Extract, unchanged, each line of the listing below from its first line through the line that contains "min_border_right=0, min_border_top=40, min_border_bottom=25)", inclusive, and nothing else.

(begin)

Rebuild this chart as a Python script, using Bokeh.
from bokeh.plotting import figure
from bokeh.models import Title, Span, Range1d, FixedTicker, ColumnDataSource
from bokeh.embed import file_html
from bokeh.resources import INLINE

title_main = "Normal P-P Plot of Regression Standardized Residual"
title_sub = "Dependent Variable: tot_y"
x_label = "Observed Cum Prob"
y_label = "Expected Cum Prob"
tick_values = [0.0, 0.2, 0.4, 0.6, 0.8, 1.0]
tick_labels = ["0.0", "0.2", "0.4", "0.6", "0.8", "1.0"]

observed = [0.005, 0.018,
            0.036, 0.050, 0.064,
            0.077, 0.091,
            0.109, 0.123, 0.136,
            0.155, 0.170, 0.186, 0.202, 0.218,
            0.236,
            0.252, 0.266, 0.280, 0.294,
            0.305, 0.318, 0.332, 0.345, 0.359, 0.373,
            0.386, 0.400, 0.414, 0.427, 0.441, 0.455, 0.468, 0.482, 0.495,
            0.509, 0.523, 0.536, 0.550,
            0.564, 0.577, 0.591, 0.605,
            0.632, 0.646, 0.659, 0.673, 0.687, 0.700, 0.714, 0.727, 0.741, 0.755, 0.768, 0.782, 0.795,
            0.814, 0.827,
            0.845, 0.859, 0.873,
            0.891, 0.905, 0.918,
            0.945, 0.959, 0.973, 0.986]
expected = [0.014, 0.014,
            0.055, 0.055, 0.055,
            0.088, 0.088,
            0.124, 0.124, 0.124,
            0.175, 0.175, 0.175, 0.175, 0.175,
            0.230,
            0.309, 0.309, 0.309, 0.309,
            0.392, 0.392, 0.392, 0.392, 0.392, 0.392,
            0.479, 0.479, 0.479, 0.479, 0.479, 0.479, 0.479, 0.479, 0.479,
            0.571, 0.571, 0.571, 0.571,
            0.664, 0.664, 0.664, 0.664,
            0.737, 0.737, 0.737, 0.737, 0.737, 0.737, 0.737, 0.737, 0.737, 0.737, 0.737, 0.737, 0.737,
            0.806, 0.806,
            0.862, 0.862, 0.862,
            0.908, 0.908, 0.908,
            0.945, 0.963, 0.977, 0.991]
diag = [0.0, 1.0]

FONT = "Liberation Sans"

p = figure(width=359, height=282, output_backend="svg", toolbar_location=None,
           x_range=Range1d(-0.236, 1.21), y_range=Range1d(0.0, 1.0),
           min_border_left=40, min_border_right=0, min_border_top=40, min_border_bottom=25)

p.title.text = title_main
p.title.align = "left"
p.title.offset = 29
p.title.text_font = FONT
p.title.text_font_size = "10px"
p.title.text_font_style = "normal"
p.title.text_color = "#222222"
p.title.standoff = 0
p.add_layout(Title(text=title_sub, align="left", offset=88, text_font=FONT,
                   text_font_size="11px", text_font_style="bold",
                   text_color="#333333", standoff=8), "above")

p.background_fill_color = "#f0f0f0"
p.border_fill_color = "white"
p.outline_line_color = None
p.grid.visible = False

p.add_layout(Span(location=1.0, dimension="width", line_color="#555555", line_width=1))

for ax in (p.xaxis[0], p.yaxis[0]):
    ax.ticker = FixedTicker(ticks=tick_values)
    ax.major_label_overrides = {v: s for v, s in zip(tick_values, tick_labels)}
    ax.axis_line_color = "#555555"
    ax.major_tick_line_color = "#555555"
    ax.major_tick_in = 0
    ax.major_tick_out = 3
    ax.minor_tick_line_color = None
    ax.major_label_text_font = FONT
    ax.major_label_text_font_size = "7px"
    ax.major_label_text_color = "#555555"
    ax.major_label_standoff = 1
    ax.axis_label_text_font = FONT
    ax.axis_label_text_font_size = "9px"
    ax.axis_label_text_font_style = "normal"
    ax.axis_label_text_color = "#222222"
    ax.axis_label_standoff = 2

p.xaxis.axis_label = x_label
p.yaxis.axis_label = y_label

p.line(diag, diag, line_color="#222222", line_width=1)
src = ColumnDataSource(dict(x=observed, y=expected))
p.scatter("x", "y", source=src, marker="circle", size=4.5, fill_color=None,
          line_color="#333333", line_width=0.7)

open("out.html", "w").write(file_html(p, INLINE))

(end)

THE RESPONSE:
Rebuild this chart as a Python script, using Bokeh.
from bokeh.plotting import figure
from bokeh.models import Title, Span, Range1d, FixedTicker, ColumnDataSource
from bokeh.embed import file_html
from bokeh.resources import INLINE

title_main = "Normal P-P Plot of Regression Standardized Residual"
title_sub = "Dependent Variable: tot_y"
x_label = "Observed Cum Prob"
y_label = "Expected Cum Prob"
tick_values = [0.0, 0.2, 0.4, 0.6, 0.8, 1.0]
tick_labels = ["0.0", "0.2", "0.4", "0.6", "0.8", "1.0"]

observed = [0.005, 0.018,
            0.036, 0.050, 0.064,
            0.077, 0.091,
            0.109, 0.123, 0.136,
            0.155, 0.170, 0.186, 0.202, 0.218,
            0.236,
            0.252, 0.266, 0.280, 0.294,
            0.305, 0.318, 0.332, 0.345, 0.359, 0.373,
            0.386, 0.400, 0.414, 0.427, 0.441, 0.455, 0.468, 0.482, 0.495,
            0.509, 0.523, 0.536, 0.550,
            0.564, 0.577, 0.591, 0.605,
            0.632, 0.646, 0.659, 0.673, 0.687, 0.700, 0.714, 0.727, 0.741, 0.755, 0.768, 0.782, 0.795,
            0.814, 0.827,
            0.845, 0.859, 0.873,
            0.891, 0.905, 0.918,
            0.945, 0.959, 0.973, 0.986]
expected = [0.014, 0.014,
            0.055, 0.055, 0.055,
            0.088, 0.088,
            0.124, 0.124, 0.124,
            0.175, 0.175, 0.175, 0.175, 0.175,
            0.230,
            0.309, 0.309, 0.309, 0.309,
            0.392, 0.392, 0.392, 0.392, 0.392, 0.392,
            0.479, 0.479, 0.479, 0.479, 0.479, 0.479, 0.479, 0.479, 0.479,
            0.571, 0.571, 0.571, 0.571,
            0.664, 0.664, 0.664, 0.664,
            0.737, 0.737, 0.737, 0.737, 0.737, 0.737, 0.737, 0.737, 0.737, 0.737, 0.737, 0.737, 0.737,
            0.806, 0.806,
            0.862, 0.862, 0.862,
            0.908, 0.908, 0.908,
            0.945, 0.963, 0.977, 0.991]
diag = [0.0, 1.0]

FONT = "Liberation Sans"

p = figure(width=359, height=282, output_backend="svg", toolbar_location=None,
           x_range=Range1d(-0.236, 1.21), y_range=Range1d(0.0, 1.0),
           min_border_left=40, min_border_right=0, min_border_top=40, min_border_bottom=25)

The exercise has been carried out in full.